Even when we do catch them, the inscrutable inner workings of deep learning systems mean that these errors can be hard to fix because we don’t know exactly what caused them. All we can do is give the system negative feedback and keep an eye on the problem.
But that state of affairs may be changing, because a research team from Lehigh University in Pennsylvania and Columbia University in NYC has created a test for deep learning systems. The software, called DeepXplore, examines the decision logic and behaviours of a neural network to find out what it’s doing. They describe it as a “white box“.
To test the system, they threw a bunch of datasets at it to see what happens, including self-driving car data, Android and PDF malware data, and image data. They also fed it a selection of production-quality neural networks trained on those datasets – including some that have ranked highly in self-driving car challenges.

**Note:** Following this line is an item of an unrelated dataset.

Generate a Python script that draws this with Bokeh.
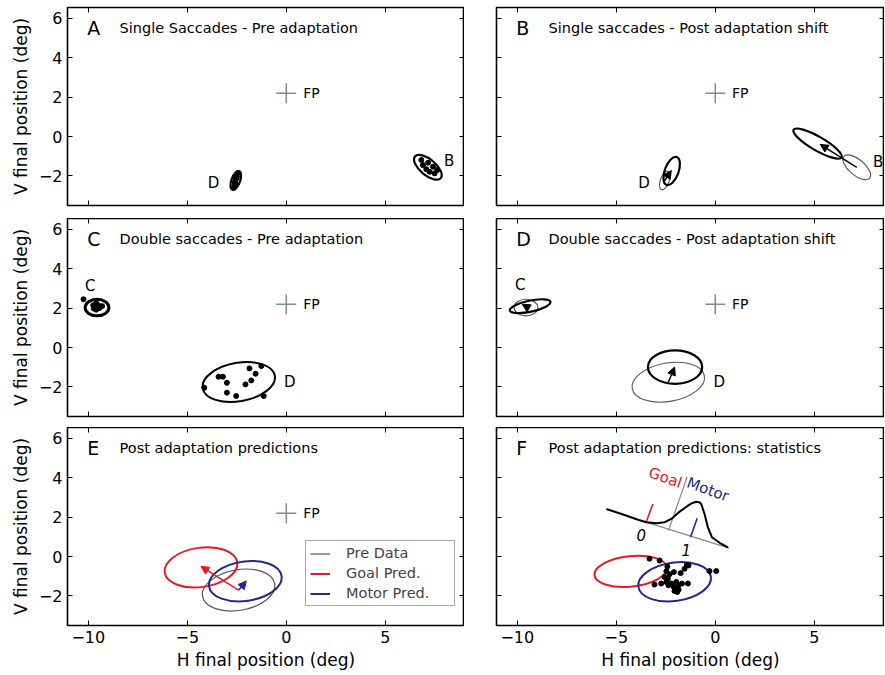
import numpy as np
from bokeh.plotting import figure
from bokeh.layouts import column, row
from bokeh.models import (Range1d, LinearAxis, FixedTicker, Arrow, NormalHead,
                          Legend, LegendItem, ColumnDataSource)
from bokeh.core.properties import value
from bokeh.embed import file_html
from bokeh.resources import INLINE

FONT = "DejaVu Sans"
RED = "#e8191f"
BLUE = "#24288a"
GRAY = "#555555"
FPC = "#7b8a9c"

# ---------------- axes ----------------
x_ticks = [-10, -5, 0, 5]
x_tick_labels = ["\u221210", "\u22125", "0", "5"]
y_ticks = [-2, 0, 2, 4, 6]
y_tick_labels = ["\u22122", "0", "2", "4", "6"]

panel_letters = ["A", "B", "C", "D", "E", "F"]
panel_titles = ["Single Saccades - Pre adaptation",
                "Single saccades - Post adaptation shift",
                "Double saccades - Pre adaptation",
                "Double saccades - Post adaptation shift",
                "Post adaptation predictions",
                "Post adaptation predictions: statistics"]

fp_x = [0.0]
fp_y = [2.2]

# ---------------- Panel A ----------------
A_ell_x = [-2.55, 7.15]
A_ell_y = [-2.23, -1.56]
A_ell_w = [1.0, 1.7]
A_ell_h = [0.44, 0.8]
A_ell_ang = [70, -40]
A_dots_x = [-2.45, -2.5, -2.55, -2.6, -2.6, -2.65, -2.5, -2.55,
            6.82, 6.9, 7.16, 7.41, 7.24, 7.49, 7.07, 7.63]
A_dots_y = [-1.85, -2.0, -2.15, -2.3, -2.45, -2.6, -2.1, -2.4,
            -1.19, -1.45, -1.33, -1.53, -1.79, -1.87, -1.66, -1.7]
A_lab_x = [-3.67, 8.22]
A_lab_y = [-2.38, -1.23]
A_lab = ["D", "B"]

# ---------------- Panel B ----------------
B_pre_x = [-2.55, 7.15]
B_pre_y = [-2.23, -1.56]
B_pre_w = [1.0, 1.7]
B_pre_h = [0.44, 0.8]
B_pre_ang = [70, -40]
B_post_x = [-2.2, 5.17]
B_post_y = [-1.75, -0.36]
B_post_w = [1.5, 2.8]
B_post_h = [0.7, 0.7]
B_post_ang = [70, -30]
B_arr_x0 = [-2.55, 7.15]
B_arr_y0 = [-2.23, -1.56]
B_arr_x1 = [-2.22, 5.3]
B_arr_y1 = [-1.72, -0.4]
B_lab_x = [-3.6, 8.23]
B_lab_y = [-2.36, -1.3]
B_lab = ["D", "B"]

# ---------------- Panel C ----------------
C_ell_x = [-9.56, -2.4]
C_ell_y = [2.03, -1.75]
C_ell_w = [1.2, 3.7]
C_ell_h = [0.84, 1.95]
C_ell_ang = [0, 10]
C_dots_x = [-10.24, -9.75, -9.6, -9.45, -9.3, -9.6, -9.72, -9.5,
            -4.14, -3.42, -3.2, -3.0, -3.0, -2.53, -2.06, -1.77, -1.86, -1.55, -1.26, -1.14]
C_dots_y = [2.45, 2.15, 2.25, 2.0, 2.1, 1.92, 1.98, 2.15,
            -2.04, -1.48, -1.48, -1.79, -2.29, -2.46, -1.87, -1.67, -1.06, -1.33, -0.94, -2.46]
C_lab_x = [-9.9, 0.18]
C_lab_y = [3.12, -1.75]
C_lab = ["C", "D"]

# ---------------- Panel D ----------------
D_pre_x = [-9.56, -2.37]
D_pre_y = [2.03, -1.76]
D_pre_w = [1.2, 3.7]
D_pre_h = [0.84, 1.95]
D_pre_ang = [0, 10]
D_post_x = [-9.35, -2.03]
D_post_y = [2.1, -0.99]
D_post_w = [2.1, 2.74]
D_post_h = [0.56, 1.7]
D_post_ang = [12, 0]
D_arr_x0 = [-9.5, -2.37]
D_arr_y0 = [2.05, -1.76]
D_arr_x1 = [-9.75, -2.05]
D_arr_y1 = [2.2, -0.99]
D_lab_x = [-9.85, 0.2]
D_lab_y = [3.17, -1.75]
D_lab = ["C", "D"]

# ---------------- Panel E ----------------
E_ell_x = [-2.41, -4.31, -2.07]
E_ell_y = [-1.70, -0.55, -1.25]
E_ell_w = [3.7, 3.7, 3.7]
E_ell_h = [2.06, 2.0, 2.0]
E_ell_ang = [10, 8, 8]
E_ell_col = [GRAY, RED, BLUE]
E_ell_lw = [1.2, 2, 2]
E_arr_x0 = [-2.41, -2.41]
E_arr_y0 = [-1.71, -1.71]
E_arr_x1 = [-4.31, -2.02]
E_arr_y1 = [-0.5, -1.24]
E_arr_col = [RED, BLUE]
legend_labels = ["Pre Data", "Goal Pred.", "Motor Pred."]

# ---------------- Panel F ----------------
F_ell_x = [-4.27, -2.05]
F_ell_y = [-0.75, -1.28]
F_ell_w = [3.68, 3.7]
F_ell_h = [1.55, 1.95]
F_ell_ang = [6, 8]
F_ell_col = [RED, BLUE]
F_dots_x = [-3.32, -2.81, -2.42, -2.47, -2.09, -1.75, -1.55, -1.35, -0.29, 0.05,
            -2.56, -2.39, -2.47, -2.22, -1.97, -1.85, -2.09, -1.85, -1.68, -1.38,
            -3.07, -2.73, -2.36, -2.06, -1.92, -2.31, -1.43, -1.97]
F_dots_y = [-0.11, -0.2, -0.5, -0.74, -0.79, -0.84, -0.62, -0.45, -0.74, -0.74,
            -1.04, -1.12, -1.29, -1.37, -1.29, -1.46, -1.55, -1.68, -1.37, -1.37,
            -1.42, -1.37, -1.46, -1.75, -1.8, -0.9, -0.42, -1.71]
F_curve_x = [-5.5, -4.58, -3.9, -3.48, -2.98, -2.56, -2.22, -1.85, -1.38, -1.15,
             -0.96, -0.8, -0.71, -0.54, -0.37, -0.17, 0.22, 0.64]
F_curve_y = [2.41, 2.11, 1.87, 1.74, 1.69, 1.74, 1.91, 2.24, 2.58, 2.72,
             2.78, 2.76, 2.67, 2.16, 1.48, 0.98, 0.70, 0.47]
F_base_x = [-3.5, 0.7]
F_base_y = [1.75, 0.43]
F_obs_x = [-2.36, -1.42]
F_obs_y = [1.32, 4.05]
F_goal_tick_x = [-3.48, -3.15]
F_goal_tick_y = [1.77, 2.67]
F_motor_tick_x = [-1.25, -0.91]
F_motor_tick_y = [0.98, 1.94]
F_num_x = [-3.74, -1.46]
F_num_y = [1.1, 0.31]
F_num = ["0", "1"]
F_word_x = [-2.52, -0.37]
F_word_y = [4.0, 3.4]
F_word = ["Goal", "Motor"]
F_word_col = [RED, BLUE]

TICK_FS = "16px"
AXLAB_FS = "17px"


def style_axis(ax, ticks, labels, show):
    ax.ticker = FixedTicker(ticks=ticks)
    ax.major_tick_in = 5
    ax.major_tick_out = 0
    ax.minor_tick_in = 0
    ax.minor_tick_out = 0
    ax.axis_line_color = None
    ax.major_tick_line_color = "black"
    ax.major_tick_line_width = 1
    if show:
        ax.major_label_overrides = dict(zip(ticks, labels))
        ax.major_label_text_font = FONT
        ax.major_label_text_font_size = TICK_FS
        ax.major_label_text_color = "black"
        ax.major_label_standoff = 5
    else:
        ax.major_label_text_font_size = "0px"
        ax.major_label_text_color = None
        ax.major_label_standoff = 0


def add_text(p, xs, ys, texts, size, align="left", baseline="middle",
             color="black", angle=0.0, style="normal"):
    p.text(x=xs, y=ys, text=texts, text_font=value(FONT), text_font_size=size,
           text_align=align, text_baseline=baseline, text_color=color,
           angle=angle, text_font_style=style)


def make_fig(col, rowi):
    left = col == 0
    fw = 397 if left else 388
    xr = Range1d(-11.05, 9.0) if left else Range1d(-11.05, 8.55)
    p = figure(x_range=xr, y_range=Range1d(-3.5, 6.55),
               frame_width=fw, frame_height=198,
               output_backend="svg", toolbar_location=None,
               min_border_left=67 if left else 32, min_border_right=0,
               min_border_top=7 if rowi == 0 else 0,
               min_border_bottom=[13, 11, 47][rowi])
    p.grid.visible = False
    p.outline_line_color = "black"
    p.outline_line_width = 1.6
    p.outline_line_alpha = 1.0
    p.background_fill_color = "white"
    p.border_fill_color = "white"
    xa = p.below[0]
    ya = p.left[0]
    style_axis(xa, x_ticks, x_tick_labels, rowi == 2)
    style_axis(ya, y_ticks, y_tick_labels, left)
    if rowi == 2:
        xa.axis_label = "H final position (deg)"
        xa.axis_label_standoff = 4
    if left:
        ya.axis_label = "V final position (deg)"
        ya.axis_label_standoff = 5
    for ax in (xa, ya):
        ax.axis_label_text_font = FONT
        ax.axis_label_text_font_size = AXLAB_FS
        ax.axis_label_text_font_style = "normal"
        ax.axis_label_text_color = "black"
    top = LinearAxis()
    style_axis(top, x_ticks, x_tick_labels, False)
    p.add_layout(top, "above")
    rt = LinearAxis()
    style_axis(rt, y_ticks, y_tick_labels, False)
    p.add_layout(rt, "right")

    idx = rowi * 2 + col
    add_text(p, [-10.05], [5.5], [panel_letters[idx]], "19px")
    add_text(p, [-8.42], [5.5], [panel_titles[idx]], "14.5px")
    if idx != 5:
        p.scatter(x=fp_x, y=fp_y, marker="cross", size=20, line_color=FPC, line_width=1.5)
        add_text(p, [0.85], [2.2], ["FP"], "14px")
    return p


def ellipses(p, xs, ys, ws, hs, angs, color, lw):
    src = ColumnDataSource(dict(x=xs, y=ys, w=ws, h=hs,
                                a=[np.deg2rad(a) for a in angs],
                                c=color if isinstance(color, list) else [color] * len(xs),
                                lw=lw if isinstance(lw, list) else [lw] * len(xs)))
    return p.ellipse(x="x", y="y", width="w", height="h", angle="a", source=src,
                     fill_color=None, line_color="c", line_width="lw")


def arrows(p, x0, y0, x1, y1, color, lw=1.5):
    for i in range(len(x0)):
        c = color[i] if isinstance(color, list) else color
        p.add_layout(Arrow(end=NormalHead(size=8, fill_color=c, line_color=c, line_width=1),
                           x_start=x0[i], y_start=y0[i], x_end=x1[i], y_end=y1[i],
                           line_color=c, line_width=lw))


# ---- A ----
pA = make_fig(0, 0)
ellipses(pA, A_ell_x, A_ell_y, A_ell_w, A_ell_h, A_ell_ang, "black", 2.2)
pA.scatter(x=A_dots_x, y=A_dots_y, size=5, color="black")
add_text(pA, A_lab_x, A_lab_y, A_lab, "15px", align="center")

# ---- B ----
pB = make_fig(1, 0)
ellipses(pB, B_pre_x, B_pre_y, B_pre_w, B_pre_h, B_pre_ang, GRAY, 1.1)
ellipses(pB, B_post_x, B_post_y, B_post_w, B_post_h, B_post_ang, "black", 2.2)
arrows(pB, B_arr_x0, B_arr_y0, B_arr_x1, B_arr_y1, "black")
add_text(pB, B_lab_x, B_lab_y, B_lab, "15px", align="center")

# ---- C ----
pC = make_fig(0, 1)
ellipses(pC, C_ell_x, C_ell_y, C_ell_w, C_ell_h, C_ell_ang, "black", [3, 2])
pC.scatter(x=C_dots_x, y=C_dots_y, size=5, color="black")
add_text(pC, C_lab_x, C_lab_y, C_lab, "15px", align="center")

# ---- D ----
pD = make_fig(1, 1)
ellipses(pD, D_pre_x, D_pre_y, D_pre_w, D_pre_h, D_pre_ang, GRAY, 1.1)
ellipses(pD, D_post_x, D_post_y, D_post_w, D_post_h, D_post_ang, "black", 2.2)
arrows(pD, D_arr_x0, D_arr_y0, D_arr_x1, D_arr_y1, "black")
add_text(pD, D_lab_x, D_lab_y, D_lab, "15px", align="center")

# ---- E ----
pE = make_fig(0, 2)
ellipses(pE, E_ell_x, E_ell_y, E_ell_w, E_ell_h, E_ell_ang, E_ell_col, E_ell_lw)
arrows(pE, E_arr_x0, E_arr_y0, E_arr_x1, E_arr_y1, E_arr_col)
leg_r = [pE.line(x=[float("nan")], y=[float("nan")], line_color=c, line_width=w)
         for c, w in zip(E_ell_col, E_ell_lw)]
legend = Legend(items=[LegendItem(label=l, renderers=[r], index=0)
                       for l, r in zip(legend_labels, leg_r)],
                location=(238, 19), margin=0, padding=4, spacing=4,
                glyph_width=20, glyph_height=15, label_height=15, label_standoff=16,
                label_width=104,
                label_text_font=FONT, label_text_font_size="14.5px",
                border_line_color=GRAY, border_line_width=1,
                background_fill_color="white", background_fill_alpha=1.0)
pE.add_layout(legend)

# ---- F ----
pF = make_fig(1, 2)
ellipses(pF, F_ell_x, F_ell_y, F_ell_w, F_ell_h, F_ell_ang, F_ell_col, 2)
pF.scatter(x=F_dots_x, y=F_dots_y, size=5, color="black")
pF.line(x=F_base_x, y=F_base_y, line_color="#888888", line_width=1.2)
pF.line(x=F_obs_x, y=F_obs_y, line_color="#888888", line_width=1.2)
pF.line(x=F_goal_tick_x, y=F_goal_tick_y, line_color=RED, line_width=1.6)
pF.line(x=F_motor_tick_x, y=F_motor_tick_y, line_color=BLUE, line_width=1.6)
pF.line(x=F_curve_x, y=F_curve_y, line_color="black", line_width=2)
add_text(pF, F_num_x, F_num_y, F_num, "15px", align="center", style="italic")
for i in range(2):
    add_text(pF, [F_word_x[i]], [F_word_y[i]], [F_word[i]], "15px", align="center",
             color=F_word_col[i], angle=-0.35)

layout = column(row(pA, pB), row(pC, pD), row(pE, pF))
open("out.html", "w").write(file_html(layout, INLINE))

The results showed thousands of incorrect behaviours, like self-driving cars crashing into guard rails under certain circumstances. That’s the bad news. But the good news is that the systems can then use that information to automatically improve themselves, fixing the errors.
“DeepXplore is able to generate numerous inputs that lead to deep neural network misclassifications automatically and efficiently,” said Junfeng Yang, an associate professor of computer science at Columbia University, who worked on the project. “These inputs can be fed back to the training process to improve accuracy.”
Yinzhi Cao of Lehigh University added: “Our ultimate goal is to be able to test a system, like self-driving cars, and tell the creators whether it is truly safe and under what conditions.”
The full details of the testing approach have been published in a peer-reviewed paper that will be presented at SOSP 2017, and the software itself has been released on Github.